Pictures are not part of the copy. Retype the lines from the first one through the line that contains "Chart.register(...registerables);".
################
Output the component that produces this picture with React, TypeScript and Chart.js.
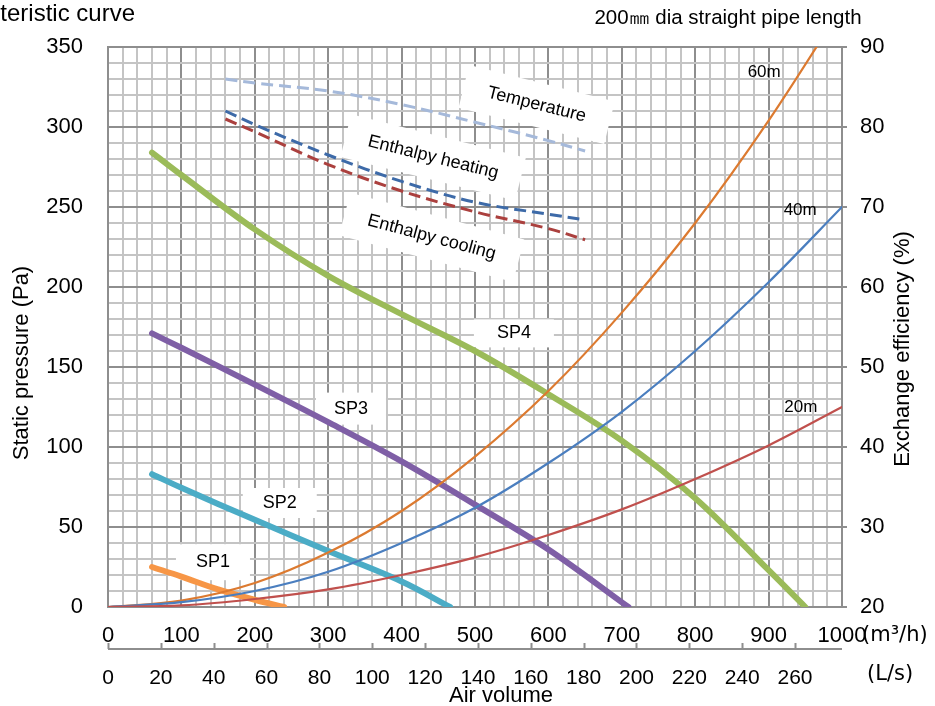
import { useEffect, useRef } from 'react';
import { Chart, registerables } from 'chart.js';

Chart.register(...registerables);

// ---- data ----
const sp1Flow = [60, 100, 150, 200, 240];
const sp1Pressure = [25, 19, 11, 4.5, 0];

const sp2Flow = [60, 100, 200, 300, 400, 466];
const sp2Pressure = [83, 74.5, 54.5, 35, 16, 0];

const sp3Flow = [60, 100, 200, 300, 400, 500, 600, 709];
const sp3Pressure = [171, 162, 139, 115.5, 91, 64, 36, 0];

const sp4Flow = [60, 100, 200, 300, 400, 500, 600, 700, 800, 900, 950];
const sp4Pressure = [284, 270, 236, 207, 183, 160, 133, 104, 68, 23, 0];

const pipeFlow = [0, 100, 200, 300, 400, 500, 600, 700, 800, 900, 1000];
const pipe20m = [0, 1, 5, 11, 20, 31, 45, 61, 80, 101, 125];
const pipe40m = [0, 3, 10, 22, 40, 62, 90, 122, 160, 203, 250];
const pipe60m = [0, 4, 15, 34, 60, 94, 135, 184, 240, 304, 375];

const effFlow = [160, 200, 300, 400, 500, 600, 650];
const effTemperature = [86, 85.5, 84.5, 82.8, 80.6, 78.3, 77];
const effHeating = [82, 80.3, 76.5, 73.2, 70.6, 69.1, 68.4];
const effCooling = [81, 79.4, 75.3, 72, 69.4, 67.3, 65.9];

const flowTickStep = 20;
const flowLabelStep = 100;
const pressureTickStep = 10;
const pressureLabelStep = 50;
const litresPerSecondTicks = [0, 20, 40, 60, 80, 100, 120, 140, 160, 180, 200, 220, 240, 260];

const titleText = 'Characteristic curve';
const subtitleText = '200㎜ dia straight pipe length';
const leftTitle = 'Static pressure (Pa)';
const rightTitle = 'Exchange efficiency (%)';
const bottomTitle = 'Air volume';

// ---- styles ----
const FONT = '"Liberation Sans", Arial, sans-serif';
const MAJOR = '#8e8e8e';
const MINOR = '#c4c4c4';

type BoxLabel = { text: string; x: number; y: number; w: number; h: number; angle: number; box: boolean };
const boxLabels: BoxLabel[] = [
  { text: 'SP1', x: 143, y: 28, w: 74, h: 36, angle: 0, box: true },
  { text: 'SP2', x: 234, y: 65, w: 74, h: 30, angle: 0, box: true },
  { text: 'SP3', x: 331, y: 124, w: 70, h: 32, angle: 0, box: true },
  { text: 'SP4', x: 553, y: 171, w: 80, h: 28, angle: 0, box: true },
  { text: 'Temperature', x: 584, y: 314, w: 150, h: 44, angle: 14, box: true },
  { text: 'Enthalpy heating', x: 443, y: 281, w: 180, h: 44, angle: 14, box: true },
  { text: 'Enthalpy cooling', x: 441, y: 231, w: 180, h: 44, angle: 15, box: true },
  { text: '60m', x: 894, y: 334, w: 0, h: 0, angle: 0, box: false },
  { text: '40m', x: 943, y: 248, w: 0, h: 0, angle: 0, box: false },
  { text: '20m', x: 944, y: 125, w: 0, h: 0, angle: 0, box: false },
];

const toPoints = (xs: number[], ys: number[]) => xs.map((x, i) => ({ x, y: ys[i] }));

const overlayPlugin = {
  id: 'overlay',
  beforeDatasetsDraw(chart: any) {
    const { ctx, scales } = chart;
    const xs = scales.x;
    const ys = scales.y;
    ctx.save();
    for (const b of boxLabels) {
      if (!b.box) continue;
      const px = xs.getPixelForValue(b.x);
      const py = ys.getPixelForValue(b.y);
      ctx.save();
      ctx.translate(px, py);
      ctx.rotate((b.angle * Math.PI) / 180);
      ctx.fillStyle = '#ffffff';
      ctx.fillRect(-b.w / 2, -b.h / 2, b.w, b.h);
      ctx.restore();
    }
    ctx.restore();
  },
  afterDatasetsDraw(chart: any) {
    const { ctx, scales } = chart;
    const xs = scales.x;
    const ys = scales.y;
    ctx.save();
    ctx.fillStyle = '#000';
    ctx.textAlign = 'center';
    ctx.textBaseline = 'middle';
    for (const b of boxLabels) {
      const px = xs.getPixelForValue(b.x);
      const py = ys.getPixelForValue(b.y);
      ctx.save();
      ctx.translate(px, py);
      ctx.rotate((b.angle * Math.PI) / 180);
      ctx.font = (b.box ? '18px ' : '17px ') + FONT;
      ctx.fillText(b.text, 0, 0);
      ctx.restore();
    }
    ctx.restore();
  },
  afterDraw(chart: any) {
    const { ctx, scales } = chart;
    const xs = scales.x;
    ctx.save();
    ctx.fillStyle = '#000';
    // titles
    ctx.textBaseline = 'middle';
    ctx.font = '24px ' + FONT;
    ctx.textAlign = 'right';
    ctx.fillText(titleText, 135, 14);
    ctx.font = '20.5px ' + FONT;
    ctx.textAlign = 'center';
    ctx.fillText(subtitleText, 728, 18);

    // axis titles
    ctx.font = '22px ' + FONT;
    ctx.save();
    ctx.translate(22, 363);
    ctx.rotate(-Math.PI / 2);
    ctx.fillText(leftTitle, 0, 0);
    ctx.restore();
    ctx.save();
    ctx.translate(903, 349);
    ctx.rotate(-Math.PI / 2);
    ctx.fillText(rightTitle, 0, 0);
    ctx.restore();
    ctx.fillText(bottomTitle, 501, 696);

    // units
    ctx.font = '21px "DejaVu Sans", sans-serif';
    ctx.textAlign = 'left';
    ctx.fillText('(m³/h)', 862, 636);
    ctx.fillText('(L/s)', 867, 675);

    // L/s axis
    const axisY = 649;
    const x0 = xs.getPixelForValue(0);
    const x1 = xs.getPixelForValue(1000);
    ctx.strokeStyle = MAJOR;
    ctx.lineWidth = 2;
    ctx.beginPath();
    ctx.moveTo(x0, axisY);
    ctx.lineTo(x1, axisY);
    for (const v of litresPerSecondTicks) {
      const px = Math.round(xs.getPixelForValue(v * 3.6)) + 0.5;
      ctx.moveTo(px, axisY);
      ctx.lineTo(px, axisY - 6);
    }
    ctx.stroke();
    ctx.font = '21px ' + FONT;
    ctx.textAlign = 'center';
    for (const v of litresPerSecondTicks) {
      ctx.fillText(String(v), xs.getPixelForValue(v * 3.6), 678);
    }
    ctx.restore();
  },
};

export default function App() {
  const canvasRef = useRef<HTMLCanvasElement | null>(null);

  useEffect(() => {
    if (!canvasRef.current) return;
    const solid = (label: string, xs: number[], ys: number[], color: string, width: number) => ({
      label,
      data: toPoints(xs, ys),
      borderColor: color,
      backgroundColor: color,
      borderWidth: width,
      pointRadius: 0,
      tension: 0.35,
      borderCapStyle: 'round' as const,
      fill: false,
      yAxisID: 'y',
    });
    const dashed = (label: string, xs: number[], ys: number[], color: string) => ({
      label,
      data: toPoints(xs, ys),
      borderColor: color,
      backgroundColor: color,
      borderWidth: 3,
      borderDash: [12, 6],
      pointRadius: 0,
      tension: 0.35,
      fill: false,
      yAxisID: 'y1',
    });

    const chart = new Chart(canvasRef.current, {
      type: 'line',
      data: {
        datasets: [
          solid('20m', pipeFlow, pipe20m, '#c0504d', 2.2),
          solid('40m', pipeFlow, pipe40m, '#4a7ebf', 2.2),
          solid('60m', pipeFlow, pipe60m, '#dc7a30', 2.2),
          dashed('Temperature', effFlow, effTemperature, '#a5b9da'),
          dashed('Enthalpy heating', effFlow, effHeating, '#3d6aa8'),
          dashed('Enthalpy cooling', effFlow, effCooling, '#ab403e'),
          solid('SP1', sp1Flow, sp1Pressure, '#f79646', 6),
          solid('SP2', sp2Flow, sp2Pressure, '#4bacc6', 6),
          solid('SP3', sp3Flow, sp3Pressure, '#7f5fa6', 6),
          solid('SP4', sp4Flow, sp4Pressure, '#9bbb59', 6),
        ] as any,
      },
      options: {
        animation: false,
        responsive: true,
        maintainAspectRatio: false,
        layout: { padding: { top: 47, left: 0, right: 0, bottom: 0 } },
        plugins: { legend: { display: false }, tooltip: { enabled: false }, title: { display: false } },
        scales: {
          x: {
            type: 'linear',
            position: 'bottom',
            min: 0,
            max: 1000,
            afterFit: (s: any) => {
              s.height = 99;
            },
            ticks: {
              stepSize: flowTickStep,
              autoSkip: false,
              maxRotation: 0,
              padding: 16,
              color: '#000',
              font: { family: FONT, size: 22 },
              callback: (v: any) => (Number(v) % flowLabelStep === 0 ? String(v) : ''),
            },
            grid: {
              drawTicks: false,
              lineWidth: 2,
              color: (c: any) => (c.tick && c.tick.value % flowLabelStep === 0 ? MAJOR : MINOR),
            },
            border: { color: MAJOR, width: 2 },
          },
          y: {
            type: 'linear',
            position: 'left',
            min: 0,
            max: 350,
            afterFit: (s: any) => {
              s.width = 108;
            },
            ticks: {
              stepSize: pressureTickStep,
              autoSkip: false,
              padding: 25,
              color: '#000',
              font: { family: FONT, size: 22 },
              callback: (v: any) => (Number(v) % pressureLabelStep === 0 ? String(v) : ''),
            },
            grid: {
              drawTicks: false,
              lineWidth: 2,
              color: (c: any) => (c.tick && c.tick.value % pressureLabelStep === 0 ? MAJOR : MINOR),
            },
            border: { color: MAJOR, width: 2 },
          },
          y1: {
            type: 'linear',
            position: 'right',
            min: 20,
            max: 90,
            afterFit: (s: any) => {
              s.width = 93;
            },
            ticks: {
              stepSize: 10,
              autoSkip: false,
              padding: 13,
              color: '#000',
              font: { family: FONT, size: 22 },
            },
            grid: { drawOnChartArea: false, drawTicks: true, tickLength: 5, lineWidth: 2, color: MAJOR },
            border: { color: MAJOR, width: 2 },
          },
        },
      } as any,
      plugins: [overlayPlugin],
    });
    return () => chart.destroy();
  }, []);

  return (
    <div style={{ position: 'fixed', left: 0, top: 0, width: 935, height: 706, background: '#fff' }}>
      <canvas ref={canvasRef} />
    </div>
  );
}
################
**The output**
Output the component that produces this picture with React, TypeScript and Chart.js.
import { useEffect, useRef } from 'react';
import { Chart, registerables } from 'chart.js';

Chart.register(...registerables);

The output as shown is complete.